# [What you need to do]
Copy out the listing that follows exactly, dropping every picture.

## start Provided data

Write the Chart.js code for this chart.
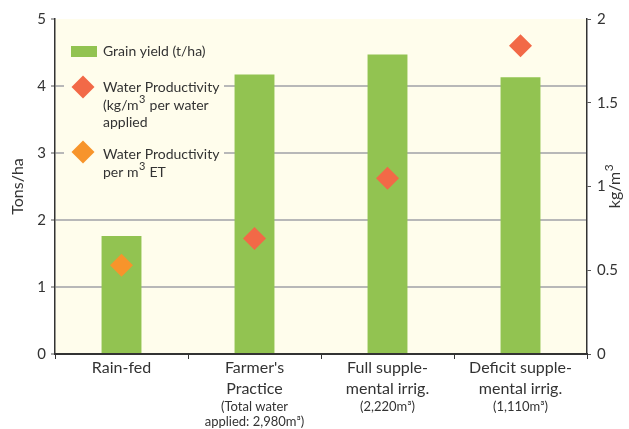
<!DOCTYPE html>
<html>
<head>
<meta charset="utf-8">
<script src="https://cdn.jsdelivr.net/npm/chart.js@4.4.1/dist/chart.umd.min.js"></script>
<style>
  html, body { margin: 0; padding: 0; background: #ffffff; }
  #wrap { width: 629px; height: 429px; position: relative; }
</style>
</head>
<body>
<div id="wrap"><canvas id="chart"></canvas></div>
<script>
// data
const categories = ['Rain-fed', "Farmer's Practice", 'Full supplemental irrig.', 'Deficit supplemental irrig.'];
const grainYield = [1.76, 4.17, 4.47, 4.13];            // t/ha, left axis
const wpApplied = [null, 0.69, 1.05, 1.84];              // kg/m3 per water applied, right axis
const wpET = [0.53, null, null, null];                    // kg/m3 per m3 ET, right axis
// label lines under each category: [big lines, small lines]
const xLabelLines = [
    [['Rain-fed'], []],
    [["Farmer's", 'Practice'], ['(Total water', 'applied: 2,980m\u00B3)']],
    [['Full supple-', 'mental irrig.'], ['(2,220m\u00B3)']],
    [['Deficit supple-', 'mental irrig.'], ['(1,110m\u00B3)']]
];

const GREEN = '#92c351';
const RED = '#f26947';
const ORANGE = '#f7942b';
const CREAM = '#fffdec';
const TEXT = '#333333';
const FONT = 'Lato, "Noto Sans", sans-serif';

// text with a raised "3": parts = [before, sup, after]
function supText(ctx, parts, x, y, size, align) {
    const big = size + 'px ' + FONT;
    const small = Math.round(size * 0.75) + 'px ' + FONT;
    ctx.font = big;
    const w1 = ctx.measureText(parts[0]).width;
    const w3 = ctx.measureText(parts[2]).width;
    ctx.font = small;
    const w2 = ctx.measureText(parts[1]).width;
    let x0 = x;
    if (align === 'center') x0 = x - (w1 + w2 + w3) / 2;
    ctx.textAlign = 'left';
    ctx.font = big;
    ctx.fillText(parts[0], x0, y);
    ctx.font = small;
    ctx.fillText(parts[1], x0 + w1 + 0.5, y - size * 0.38);
    ctx.font = big;
    ctx.fillText(parts[2], x0 + w1 + w2 + 1, y);
}

// custom drawing: plot background, legend, axis titles, x labels
const decor = {
    id: 'decor',
    beforeDraw(chart) {
        const a = chart.chartArea, ctx = chart.ctx;
        ctx.save();
        ctx.fillStyle = CREAM;
        ctx.fillRect(a.left, a.top, a.right - a.left, a.bottom - a.top);
        ctx.restore();
    },
    afterDatasetsDraw(chart) {
        const ctx = chart.ctx;
        ctx.save();
        // legend box covers the grid lines
        ctx.fillStyle = CREAM;
        ctx.fillRect(64, 30, 160, 152);

        ctx.fillStyle = GREEN;
        ctx.fillRect(71, 46, 26, 11);

        function diamond(x, y, r, c) {
            ctx.fillStyle = c;
            ctx.beginPath();
            ctx.moveTo(x, y - r);
            ctx.lineTo(x + r, y);
            ctx.lineTo(x, y + r);
            ctx.lineTo(x - r, y);
            ctx.closePath();
            ctx.fill();
        }
        diamond(83, 87, 11.5, RED);
        diamond(83, 152, 11.5, ORANGE);

        ctx.fillStyle = TEXT;
        ctx.font = '14px ' + FONT;
        ctx.textAlign = 'left';
        ctx.textBaseline = 'middle';
        ctx.fillText('Grain yield (t/ha)', 103, 51);
        ctx.fillText('Water Productivity', 103, 87);
        supText(ctx, ['(kg/m', '3', ' per water'], 103, 105, 14, 'left');
        ctx.fillText('applied', 103, 122);
        ctx.fillText('Water Productivity', 103, 154);
        supText(ctx, ['per m', '3', ' ET'], 103, 172, 14, 'left');
        ctx.restore();
    },
    afterDraw(chart) {
        const ctx = chart.ctx;
        const x = chart.scales.x;
        const a = chart.chartArea;
        ctx.save();
        ctx.fillStyle = TEXT;
        ctx.textAlign = 'center';
        ctx.textBaseline = 'middle';
        xLabelLines.forEach(function (lines, i) {
            const cx = x.getPixelForValue(i);
            let y = 368;
            ctx.font = '16px ' + FONT;
            lines[0].forEach(function (t) { ctx.fillText(t, cx, y); y += 21; });
            y -= 3;
            ctx.font = '13px ' + FONT;
            lines[1].forEach(function (t) { ctx.fillText(t, cx, y); y += 15; });
        });

        // axis titles, both read bottom to top
        ctx.font = '16px ' + FONT;
        ctx.translate(18, (a.top + a.bottom) / 2);
        ctx.rotate(-Math.PI / 2);
        ctx.fillText('Tons/ha', 0, 0);
        ctx.setTransform(1, 0, 0, 1, 0, 0);
        ctx.translate(615, (a.top + a.bottom) / 2);
        ctx.rotate(-Math.PI / 2);
        supText(ctx, ['kg/m', '3', ''], 0, 0, 16, 'center');
        ctx.restore();
    }
};

const ctx = document.getElementById('chart').getContext('2d');
new Chart(ctx, {
    data: {
        labels: categories,
        datasets: [
            {
                type: 'line',
                label: 'Water Productivity (kg/m3 per water applied)',
                data: wpApplied,
                yAxisID: 'y1',
                showLine: false,
                pointStyle: 'rectRot',
                pointRadius: 11.5,
                pointBackgroundColor: RED,
                pointBorderWidth: 0,
                order: 0
            },
            {
                type: 'line',
                label: 'Water Productivity per m3 ET',
                data: wpET,
                yAxisID: 'y1',
                showLine: false,
                pointStyle: 'rectRot',
                pointRadius: 11.5,
                pointBackgroundColor: ORANGE,
                pointBorderWidth: 0,
                order: 0
            },
            {
                type: 'bar',
                label: 'Grain yield (t/ha)',
                data: grainYield,
                yAxisID: 'y',
                backgroundColor: GREEN,
                barPercentage: 1,
                categoryPercentage: 0.3,
                order: 1
            }
        ]
    },
    options: {
        responsive: true,
        maintainAspectRatio: false,
        animation: false,
        layout: { padding: { top: 19, left: 0, right: 0, bottom: 0 } },
        plugins: {
            legend: { display: false },
            tooltip: { enabled: false }
        },
        scales: {
            x: {
                offset: true,
                ticks: { display: false },
                grid: {
                    offset: true,
                    drawOnChartArea: false,
                    drawTicks: true,
                    tickLength: 5,
                    tickColor: '#333333',
                    color: '#333333'
                },
                border: { display: true, color: '#333333', width: 2 },
                afterFit: function (scale) { scale.height = 75; }
            },
            y: {
                position: 'left',
                min: 0,
                max: 5,
                ticks: { stepSize: 1, color: TEXT, font: { family: FONT, size: 15 }, padding: 5 },
                grid: {
                    color: function (c) { return (c.tick && (c.tick.value === 5 || c.tick.value === 0)) ? 'rgba(0,0,0,0)' : '#b8b8b8'; },
                    lineWidth: 2,
                    tickLength: 4,
                    tickColor: '#555555',
                    tickWidth: 1
                },
                border: { display: true, color: '#333333', width: 1.5 },
                afterFit: function (scale) { scale.width = 55; }
            },
            y1: {
                position: 'right',
                min: 0,
                max: 2,
                ticks: {
                    stepSize: 0.5, color: TEXT, font: { family: FONT, size: 15 }, padding: 6,
                    callback: function (v) { return String(v); }
                },
                grid: {
                    drawOnChartArea: false,
                    tickLength: 4,
                    tickColor: '#555555',
                    tickWidth: 1
                },
                border: { display: true, color: '#333333', width: 1.5 },
                afterFit: function (scale) { scale.width = 42; }
            }
        }
    },
    plugins: [decor]
});
</script>
</body>
</html>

## end Provided data

# [Task result]
Write the Chart.js code for this chart.
<!DOCTYPE html>
<html>
<head>
<meta charset="utf-8">
<script src="https://cdn.jsdelivr.net/npm/chart.js@4.4.1/dist/chart.umd.min.js"></script>
<style>
  html, body { margin: 0; padding: 0; background: #ffffff; }
  #wrap { width: 629px; height: 429px; position: relative; }
</style>
</head>
<body>
<div id="wrap"><canvas id="chart"></canvas></div>
<script>
// data
const categories = ['Rain-fed', "Farmer's Practice", 'Full supplemental irrig.', 'Deficit supplemental irrig.'];
const grainYield = [1.76, 4.17, 4.47, 4.13];            // t/ha, left axis
const wpApplied = [null, 0.69, 1.05, 1.84];              // kg/m3 per water applied, right axis
const wpET = [0.53, null, null, null];                    // kg/m3 per m3 ET, right axis
// label lines under each category: [big lines, small lines]
const xLabelLines = [
    [['Rain-fed'], []],
    [["Farmer's", 'Practice'], ['(Total water', 'applied: 2,980m\u00B3)']],
    [['Full supple-', 'mental irrig.'], ['(2,220m\u00B3)']],
    [['Deficit supple-', 'mental irrig.'], ['(1,110m\u00B3)']]
];

const GREEN = '#92c351';
const RED = '#f26947';
const ORANGE = '#f7942b';
const CREAM = '#fffdec';
const TEXT = '#333333';
const FONT = 'Lato, "Noto Sans", sans-serif';

// text with a raised "3": parts = [before, sup, after]
function supText(ctx, parts, x, y, size, align) {
    const big = size + 'px ' + FONT;
    const small = Math.round(size * 0.75) + 'px ' + FONT;
    ctx.font = big;
    const w1 = ctx.measureText(parts[0]).width;
    const w3 = ctx.measureText(parts[2]).width;
    ctx.font = small;
    const w2 = ctx.measureText(parts[1]).width;
    let x0 = x;
    if (align === 'center') x0 = x - (w1 + w2 + w3) / 2;
    ctx.textAlign = 'left';
    ctx.font = big;
    ctx.fillText(parts[0], x0, y);
    ctx.font = small;
    ctx.fillText(parts[1], x0 + w1 + 0.5, y - size * 0.38);
    ctx.font = big;
    ctx.fillText(parts[2], x0 + w1 + w2 + 1, y);
}

// custom drawing: plot background, legend, axis titles, x labels
const decor = {
    id: 'decor',
    beforeDraw(chart) {
        const a = chart.chartArea, ctx = chart.ctx;
        ctx.save();
        ctx.fillStyle = CREAM;
        ctx.fillRect(a.left, a.top, a.right - a.left, a.bottom - a.top);
        ctx.restore();
    },
    afterDatasetsDraw(chart) {
        const ctx = chart.ctx;
        ctx.save();
        // legend box covers the grid lines
        ctx.fillStyle = CREAM;
        ctx.fillRect(64, 30, 160, 152);

        ctx.fillStyle = GREEN;
        ctx.fillRect(71, 46, 26, 11);

        function diamond(x, y, r, c) {
            ctx.fillStyle = c;
            ctx.beginPath();
            ctx.moveTo(x, y - r);
            ctx.lineTo(x + r, y);
            ctx.lineTo(x, y + r);
            ctx.lineTo(x - r, y);
            ctx.closePath();
            ctx.fill();
        }
        diamond(83, 87, 11.5, RED);
        diamond(83, 152, 11.5, ORANGE);

        ctx.fillStyle = TEXT;
        ctx.font = '14px ' + FONT;
        ctx.textAlign = 'left';
        ctx.textBaseline = 'middle';
        ctx.fillText('Grain yield (t/ha)', 103, 51);
        ctx.fillText('Water Productivity', 103, 87);
        supText(ctx, ['(kg/m', '3', ' per water'], 103, 105, 14, 'left');
        ctx.fillText('applied', 103, 122);
        ctx.fillText('Water Productivity', 103, 154);
        supText(ctx, ['per m', '3', ' ET'], 103, 172, 14, 'left');
        ctx.restore();
    },
    afterDraw(chart) {
        const ctx = chart.ctx;
        const x = chart.scales.x;
        const a = chart.chartArea;
        ctx.save();
        ctx.fillStyle = TEXT;
        ctx.textAlign = 'center';
        ctx.textBaseline = 'middle';
        xLabelLines.forEach(function (lines, i) {
            const cx = x.getPixelForValue(i);
            let y = 368;
            ctx.font = '16px ' + FONT;
            lines[0].forEach(function (t) { ctx.fillText(t, cx, y); y += 21; });
            y -= 3;
            ctx.font = '13px ' + FONT;
            lines[1].forEach(function (t) { ctx.fillText(t, cx, y); y += 15; });
        });

        // axis titles, both read bottom to top
        ctx.font = '16px ' + FONT;
        ctx.translate(18, (a.top + a.bottom) / 2);
        ctx.rotate(-Math.PI / 2);
        ctx.fillText('Tons/ha', 0, 0);
        ctx.setTransform(1, 0, 0, 1, 0, 0);
        ctx.translate(615, (a.top + a.bottom) / 2);
        ctx.rotate(-Math.PI / 2);
        supText(ctx, ['kg/m', '3', ''], 0, 0, 16, 'center');
        ctx.restore();
    }
};

const ctx = document.getElementById('chart').getContext('2d');
new Chart(ctx, {
    data: {
        labels: categories,
        datasets: [
            {
                type: 'line',
                label: 'Water Productivity (kg/m3 per water applied)',
                data: wpApplied,
                yAxisID: 'y1',
                showLine: false,
                pointStyle: 'rectRot',
                pointRadius: 11.5,
                pointBackgroundColor: RED,
                pointBorderWidth: 0,
                order: 0
            },
            {
                type: 'line',
                label: 'Water Productivity per m3 ET',
                data: wpET,
                yAxisID: 'y1',
                showLine: false,
                pointStyle: 'rectRot',
                pointRadius: 11.5,
                pointBackgroundColor: ORANGE,
                pointBorderWidth: 0,
                order: 0
            },
            {
                type: 'bar',
                label: 'Grain yield (t/ha)',
                data: grainYield,
                yAxisID: 'y',
                backgroundColor: GREEN,
                barPercentage: 1,
                categoryPercentage: 0.3,
                order: 1
            }
        ]
    },
    options: {
        responsive: true,
        maintainAspectRatio: false,
        animation: false,
        layout: { padding: { top: 19, left: 0, right: 0, bottom: 0 } },
        plugins: {
            legend: { display: false },
            tooltip: { enabled: false }
        },
        scales: {
            x: {
                offset: true,
                ticks: { display: false },
                grid: {
                    offset: true,
                    drawOnChartArea: false,
                    drawTicks: true,
                    tickLength: 5,
                    tickColor: '#333333',
                    color: '#333333'
                },
                border: { display: true, color: '#333333', width: 2 },
                afterFit: function (scale) { scale.height = 75; }
            },
            y: {
                position: 'left',
                min: 0,
                max: 5,
                ticks: { stepSize: 1, color: TEXT, font: { family: FONT, size: 15 }, padding: 5 },
                grid: {
                    color: function (c) { return (c.tick && (c.tick.value === 5 || c.tick.value === 0)) ? 'rgba(0,0,0,0)' : '#b8b8b8'; },
                    lineWidth: 2,
                    tickLength: 4,
                    tickColor: '#555555',
                    tickWidth: 1
                },
                border: { display: true, color: '#333333', width: 1.5 },
                afterFit: function (scale) { scale.width = 55; }
            },
            y1: {
                position: 'right',
                min: 0,
                max: 2,
                ticks: {
                    stepSize: 0.5, color: TEXT, font: { family: FONT, size: 15 }, padding: 6,
                    callback: function (v) { return String(v); }
                },
                grid: {
                    drawOnChartArea: false,
                    tickLength: 4,
                    tickColor: '#555555',
                    tickWidth: 1
                },
                border: { display: true, color: '#333333', width: 1.5 },
                afterFit: function (scale) { scale.width = 42; }
            }
        }
    },
    plugins: [decor]
});
</script>
</body>
</html>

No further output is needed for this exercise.